Other states go beyond the work requirements. Missouri passed a law earlier this year that reduces residents' participation in SNAP from four to five years, and in Maine, Gov. Paul LePage has threatened to overhaul or completely cease administering the food-stamp program because he believes it is a waste of public money.
But some states are going in the opposite direction. When the 2014 Farm Bill cut SNAP benefits by billions of dollars, 53,000 New York residents could have lost their food-stamp benefits. New York Gov. Andrew Cuomo was able to adjust the state's budget so that the cuts were never felt. To put that into context, the Food Bank for New York City's Purvis says if the SNAP funding cuts had gone through in New York, it would have "wiped out the amount of food it takes us all year to put out."
The governor also changed the eligibility threshold for SNAP benefits from 130 percent of the poverty line to 150 percent so that more households could get help. "These are not political moves," Purvis said. "They are changes that recognize the reality of poverty and hunger today and that more working families need help to put food on the table."
Of course, when the federal government and states make changes to hunger programs, it has a direct and hard-hitting impact on the groups that act as a safety net. It also forces them to become more creative and resourceful in how they respond. Feeding America, for example, recently rolled out a new initiative called Meal Connect. Funded with a $1.6 million grant from Google, the online program enables smaller amounts of food to be rescued that might otherwise go to waste.
For instance, if a small butcher shop has 10 pounds of ground beef available at the end of the day, it can now log on to see which nearby food bank or pantry can use it and make arrangements for someone to pick it up. "Rescuing all these small amounts of food can really add up," said Feeding America's Fraser, who notes that the program is now in the midst of being beta-tested as an app. He estimates that since Meal Connect began earlier this year, it has rescued 200 million pounds of food.

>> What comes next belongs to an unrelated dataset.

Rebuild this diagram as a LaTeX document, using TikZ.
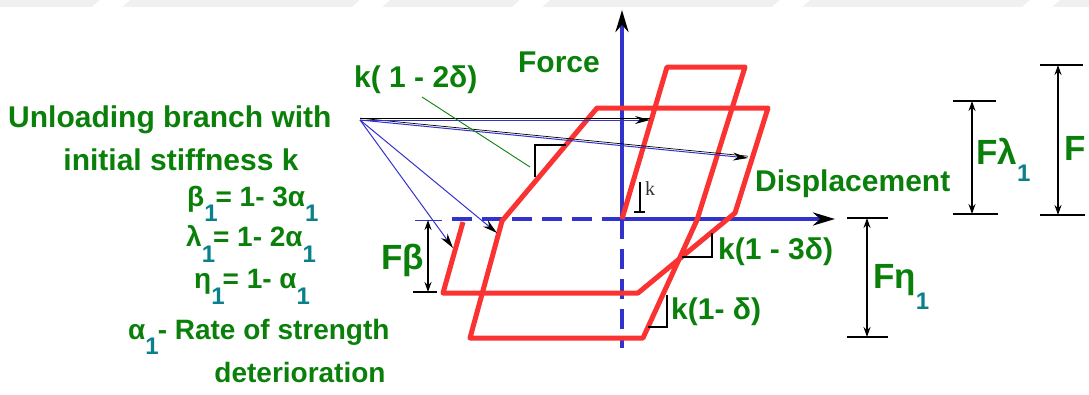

Feeding America is also expanding its partnerships with retailers such as Target, Safeway, Sam's Club and others to rescue food that is nearing its expiration date. As the organization improves and increases its own capacity, Fraser says it can effectively work with these large retailers and in fact has rescued nearly 1 billion pounds of food that it can distribute to its food banks.
Similarly, in the spring, the Food Bank for New York City launched a program called Green Sidewalks that brings fresh produce to neighborhoods that otherwise couldn't afford it. "We were noticing that even though we have fresh produce to distribute, some of the pantries and food banks we work with weren't taking it because they just don't have the refrigeration to store it," Purvis said. Now, with money from corporate donors, her group is able to bring that fresh produce directly to the neighborhoods and distribute it right from refrigerated trucks.
Perhaps the most heartening aspect in the fight against hunger is the commitment that no matter how great the demand, the organizations responding to this crisis manage to stay one step ahead.
Says Purvis: "The need for food can be high, but if we have an ability to hit this problem with dynamic solutions and a mixed approach, we can truly move the needle on hunger."